We hit the lottery with this one.
Everything I have seen, heard, and read about Golden this summer makes me think the same thing every single time - "so this is what it looks like when you draft a wide receiver in the 1st round." It's a very rare occurrence, Green Bay going WR in Round 1, because for most of the last 30-some years we came to rely on first-ballot Hall of Fame quarterbacks to make average receivers great receivers. The last time we did it (Javon Walker), it wasn't really a great result.
In fact, Javon's first couple of years, he was so mediocre I believe it may have confirmed the front office's fear that drafting a wideout in the first was just too risky a gamble.

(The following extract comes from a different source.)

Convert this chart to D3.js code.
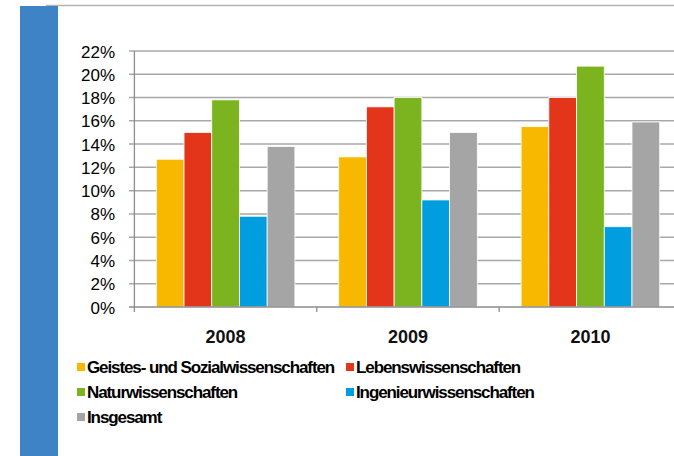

After 2 tepid seasons, he decided it was the Packers' fault for not giving him a fair chance to succeed, so he decided to play diva and hold out. He eventually caved in, and had an All Pro 3rd season, tore an ACL in his 4th year, and was traded to Denver in his 5th. He played a couple of years there, a couple of unproductive seasons in Oakland, and in his 9th season he was cut from the Vikings' practice squad before the season opener.
I think an argument could at least be made that TT looked at that and decided that since we typically drafted in the last 1/3 or even 1/4, we were rarely going to be in a position to snag one of the truly elite WRs, so we would be better served by taking higher-value players at less glamorous positions. I'm not saying there were other players we should have taken at #20; maybe Deion Branch, but jeez, didn't seem to be all that much available at that spot at the time. Walker was defensibly the BPA at #20, but maybe we picked the wrong year to go WR in Round 1. 2002 was one of the weakest drafts I've ever seen.